* _Aim of the exercise_
Images are excluded; otherwise, output every record exactly.

------ Data supplied ------

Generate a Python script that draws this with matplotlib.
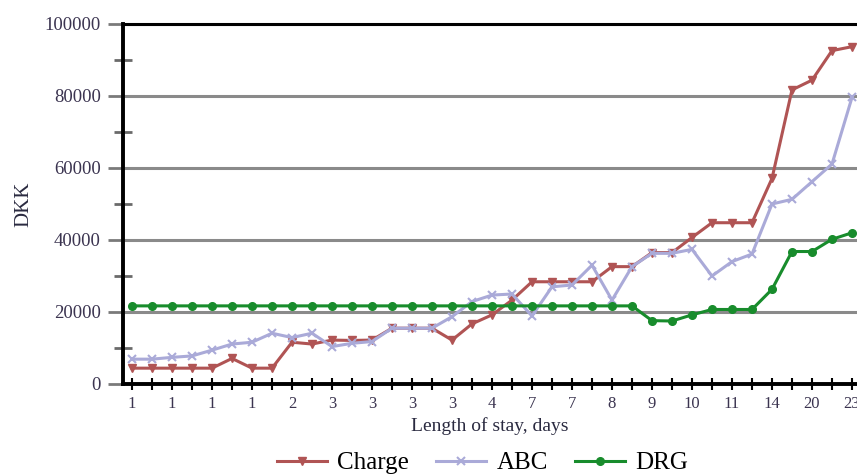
import matplotlib

matplotlib.use("Agg")
import matplotlib.pyplot as plt
import numpy as np
from matplotlib.ticker import MultipleLocator

# length of stay labels shown under every second point
stay_labels = ["1", "1", "1", "1", "2", "3", "3", "3", "3", "4",
               "7", "7", "8", "9", "10", "11", "14", "20", "23"]

charge = [4400, 4400, 4400, 4400, 4400, 7100, 4400, 4400, 11600, 11100,
          12200, 12100, 12200, 15500, 15500, 15500, 12200, 16700, 19200, 23300,
          28400, 28400, 28400, 28400, 32600, 32600, 36500, 36500, 40700, 44800,
          44800, 44800, 57100, 81700, 84400, 92600, 93700]
abc = [6900, 6900, 7400, 7800, 9400, 11100, 11600, 14100, 12900, 14100,
       10400, 11300, 11800, 15500, 15500, 15500, 18700, 22900, 24700, 25000,
       18900, 27000, 27500, 33000, 23300, 32600, 36300, 36300, 37400, 30000,
       34000, 36100, 50000, 51300, 56200, 61100, 79600]
drg = [21700] * 26 + [17600, 17500, 19200, 20700, 20700, 20700, 26300, 36800,
                      36800, 40200, 42000]

serif = ["Liberation Serif", "DejaVu Serif"]
tick_color = "#3b3450"

fig = plt.figure(figsize=(8.57, 4.76), dpi=100)
ax = fig.add_axes([123 / 857, 92 / 476, (857 - 123) / 857, 360 / 476])

x = np.arange(len(charge))
ax.plot(x, charge, color="#b05454", lw=2.2, marker="v", ms=6, label="Charge")
ax.plot(x, abc, color="#aaaad8", lw=2.2, marker="x", ms=6, mew=1.5, label="ABC")
ax.plot(x, drg, color="#188c2c", lw=2.2, marker="o", ms=5.5, label="DRG")

ax.set_xlim(-0.45, 36.25)
ax.set_ylim(0, 100000)

ax.yaxis.set_major_locator(MultipleLocator(20000))
ax.yaxis.set_minor_locator(MultipleLocator(10000))
ax.grid(axis="y", which="major", color="#8a8a8a", lw=2.2, zorder=0)
ax.set_axisbelow(True)

ax.set_xticks(x, minor=True)
ax.set_xticks(x[::2])
ax.set_xticklabels(stay_labels)

ax.tick_params(axis="y", which="major", direction="out", length=11, width=2,
               color="#7a7a7a", labelsize=13.5, labelcolor=tick_color, pad=5)
ax.tick_params(axis="y", which="minor", direction="inout", length=13, width=2,
               color="#6a6a6a")
ax.tick_params(axis="x", which="both", direction="inout", length=9, width=1.5,
               color="black", labelsize=12, labelcolor=tick_color, pad=4)
for lab in ax.get_xticklabels() + ax.get_yticklabels():
    lab.set_family(serif)

for side in ["left", "bottom"]:
    ax.spines[side].set_linewidth(2.8)
    ax.spines[side].set_color("black")
ax.spines["top"].set_linewidth(2.2)
ax.spines["right"].set_visible(False)

ax.set_xlabel("Length of stay, days", family=serif, fontsize=14, color="#2a2a40", labelpad=4)
ax.set_ylabel("DKK", family=serif, fontsize=15, color="#2a2a40", labelpad=8)

ax.legend(loc="upper center", bbox_to_anchor=(0.49, -0.147), ncol=3, frameon=False,
          prop={"family": serif, "size": 18}, handlelength=2.0, columnspacing=1.1,
          handletextpad=0.4, borderaxespad=0.2)

fig.savefig("out.png", dpi=100)
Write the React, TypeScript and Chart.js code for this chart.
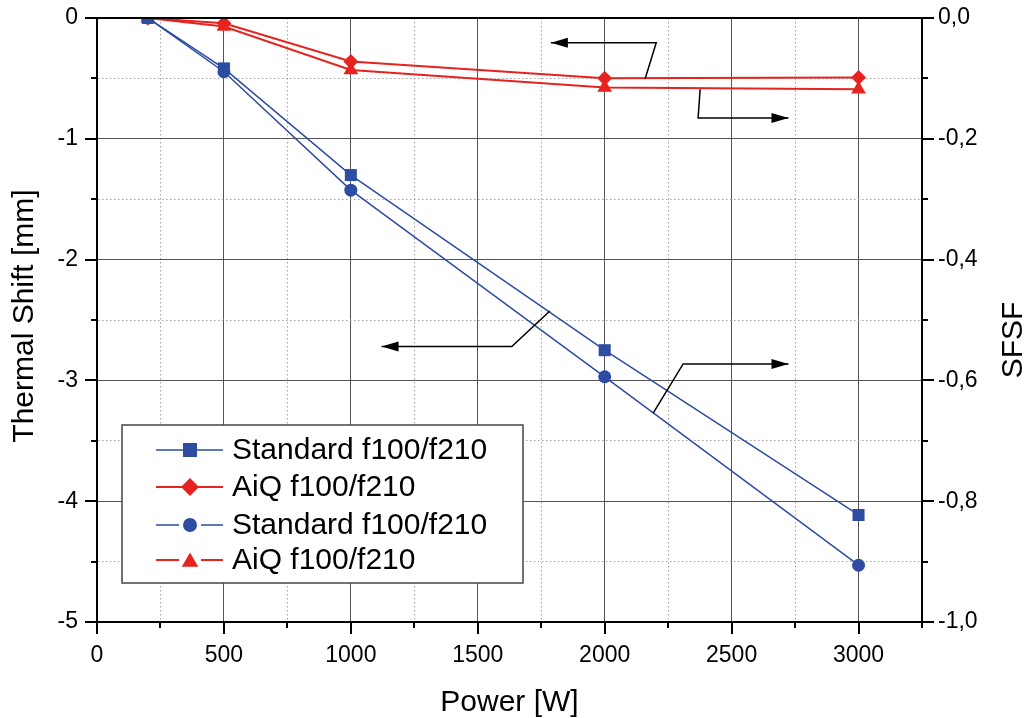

------

* _Exercise answer_
Generate a Python script that draws this with matplotlib.
import matplotlib

matplotlib.use("Agg")
import matplotlib.pyplot as plt
import numpy as np
from matplotlib.ticker import MultipleLocator

# length of stay labels shown under every second point
stay_labels = ["1", "1", "1", "1", "2", "3", "3", "3", "3", "4",
               "7", "7", "8", "9", "10", "11", "14", "20", "23"]

charge = [4400, 4400, 4400, 4400, 4400, 7100, 4400, 4400, 11600, 11100,
          12200, 12100, 12200, 15500, 15500, 15500, 12200, 16700, 19200, 23300,
          28400, 28400, 28400, 28400, 32600, 32600, 36500, 36500, 40700, 44800,
          44800, 44800, 57100, 81700, 84400, 92600, 93700]
abc = [6900, 6900, 7400, 7800, 9400, 11100, 11600, 14100, 12900, 14100,
       10400, 11300, 11800, 15500, 15500, 15500, 18700, 22900, 24700, 25000,
       18900, 27000, 27500, 33000, 23300, 32600, 36300, 36300, 37400, 30000,
       34000, 36100, 50000, 51300, 56200, 61100, 79600]
drg = [21700] * 26 + [17600, 17500, 19200, 20700, 20700, 20700, 26300, 36800,
                      36800, 40200, 42000]

serif = ["Liberation Serif", "DejaVu Serif"]
tick_color = "#3b3450"

fig = plt.figure(figsize=(8.57, 4.76), dpi=100)
ax = fig.add_axes([123 / 857, 92 / 476, (857 - 123) / 857, 360 / 476])

x = np.arange(len(charge))
ax.plot(x, charge, color="#b05454", lw=2.2, marker="v", ms=6, label="Charge")
ax.plot(x, abc, color="#aaaad8", lw=2.2, marker="x", ms=6, mew=1.5, label="ABC")
ax.plot(x, drg, color="#188c2c", lw=2.2, marker="o", ms=5.5, label="DRG")

ax.set_xlim(-0.45, 36.25)
ax.set_ylim(0, 100000)

ax.yaxis.set_major_locator(MultipleLocator(20000))
ax.yaxis.set_minor_locator(MultipleLocator(10000))
ax.grid(axis="y", which="major", color="#8a8a8a", lw=2.2, zorder=0)
ax.set_axisbelow(True)

ax.set_xticks(x, minor=True)
ax.set_xticks(x[::2])
ax.set_xticklabels(stay_labels)

ax.tick_params(axis="y", which="major", direction="out", length=11, width=2,
               color="#7a7a7a", labelsize=13.5, labelcolor=tick_color, pad=5)
ax.tick_params(axis="y", which="minor", direction="inout", length=13, width=2,
               color="#6a6a6a")
ax.tick_params(axis="x", which="both", direction="inout", length=9, width=1.5,
               color="black", labelsize=12, labelcolor=tick_color, pad=4)
for lab in ax.get_xticklabels() + ax.get_yticklabels():
    lab.set_family(serif)

for side in ["left", "bottom"]:
    ax.spines[side].set_linewidth(2.8)
    ax.spines[side].set_color("black")
ax.spines["top"].set_linewidth(2.2)
ax.spines["right"].set_visible(False)

ax.set_xlabel("Length of stay, days", family=serif, fontsize=14, color="#2a2a40", labelpad=4)
ax.set_ylabel("DKK", family=serif, fontsize=15, color="#2a2a40", labelpad=8)

ax.legend(loc="upper center", bbox_to_anchor=(0.49, -0.147), ncol=3, frameon=False,
          prop={"family": serif, "size": 18}, handlelength=2.0, columnspacing=1.1,
          handletextpad=0.4, borderaxespad=0.2)

fig.savefig("out.png", dpi=100)
Write the React, TypeScript and Chart.js code for this chart.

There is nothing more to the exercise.